What follows is predictable and well-documented. The patient stabilizes, or improves because the situational stressor resolves, or tolerates the side effects well enough not to complain. Months become years. The original indication (which may never have met formal diagnostic criteria) is never revisited. When the patient eventually asks about stopping, they are told to taper over two to four weeks, which is not a taper by any pharmacologically defensible definition. Antidepressant discontinuation syndrome emerges. The patient and clinician alike interpret it as relapse. The prescription is reinstated. Duration of use extends further.

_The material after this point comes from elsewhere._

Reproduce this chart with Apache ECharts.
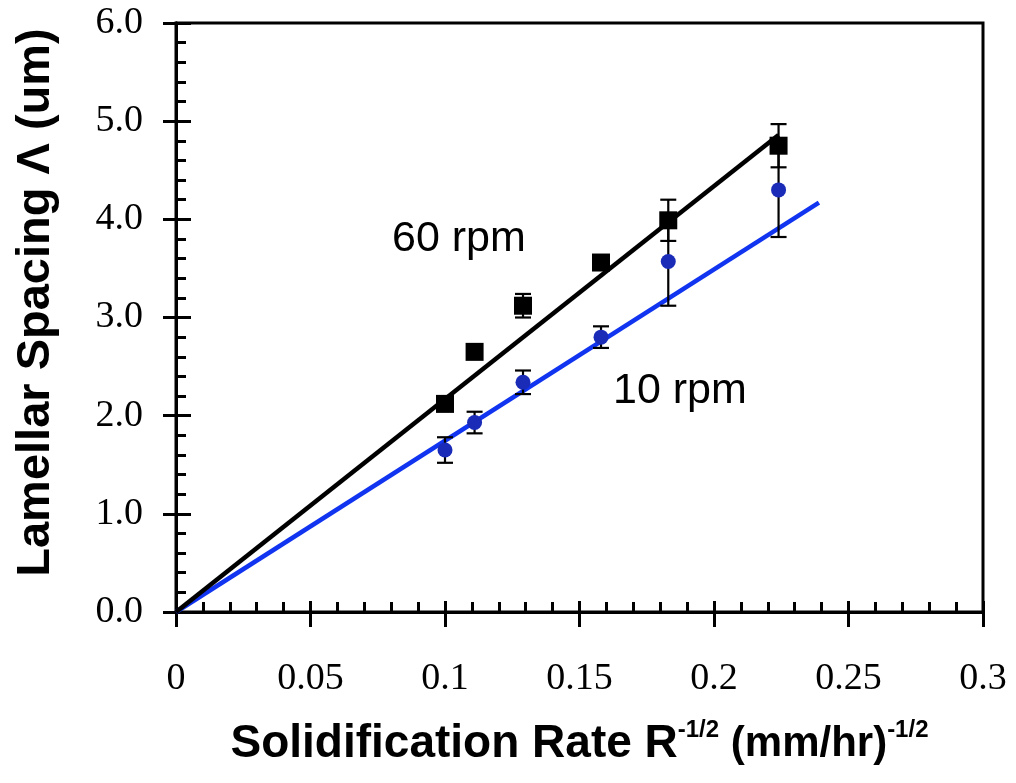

This is not an edge case. This is the modal patient experience for a substantial proportion of the millions of people currently taking SSRIs in high-income countries. The Catalonia data makes it structural: the majority of people on these drugs are on them for reasons that were never rigorously indicated in the first place, which means they are also bearing the entire burden of the adverse effect profile (sexual dysfunction, emotional blunting, weight changes, and the not-small risk of post-SSRI sexual dysfunction (PSSD) persisting after discontinuation) without the clinical justification that would make that risk-benefit calculation defensible.
A Framework for Doing This Better
The first requirement is honesty at the point of prescribing. Patients starting an SSRI should understand three things that current practice rarely communicates: what the actual evidence base for their specific presentation looks like, what the known adverse effects include (including the ones the field has historically minimized), and what the plan is for eventually discontinuing the medication. An exit strategy is not optional clinical information. It is part of informed consent.
The second requirement is periodic reassessment that is genuine rather than perfunctory. Prescribers should be asking, at regular intervals, whether the original indication still holds, whether the patient has derived the expected benefit, and whether the risk-benefit calculus has shifted. For patients whose original presentation was situational or subthreshold, the presumption at the one-year or two-year mark should favor discontinuation, not continuation.
When deprescribing is indicated, the method matters enormously. The Horowitz and Taylor hyperbolic tapering model, published in The Lancet Psychiatry and operationalized in the Maudsley Deprescribing Guidelines, establishes that dose reductions should be made in proportion to the current dose rather than in fixed milligram steps, because serotonin transporter occupancy follows a hyperbolic rather than linear relationship with dose. The clinical implication is that the final reductions, from low doses toward zero, produce disproportionately large changes in receptor occupancy and carry the highest risk of withdrawal. Standard two-to-four-week tapers are not designed around this pharmacology. They are designed around clinical convenience, and patients pay for that with their symptoms.
The Maudsley Deprescribing Guidelines recommend tapering periods measured in months to years for patients on long-term SSRIs, with reductions of no more than 10% of the current dose per step, and adequate stabilization time between reductions. This is what the evidence supports. It is not what most patients receive.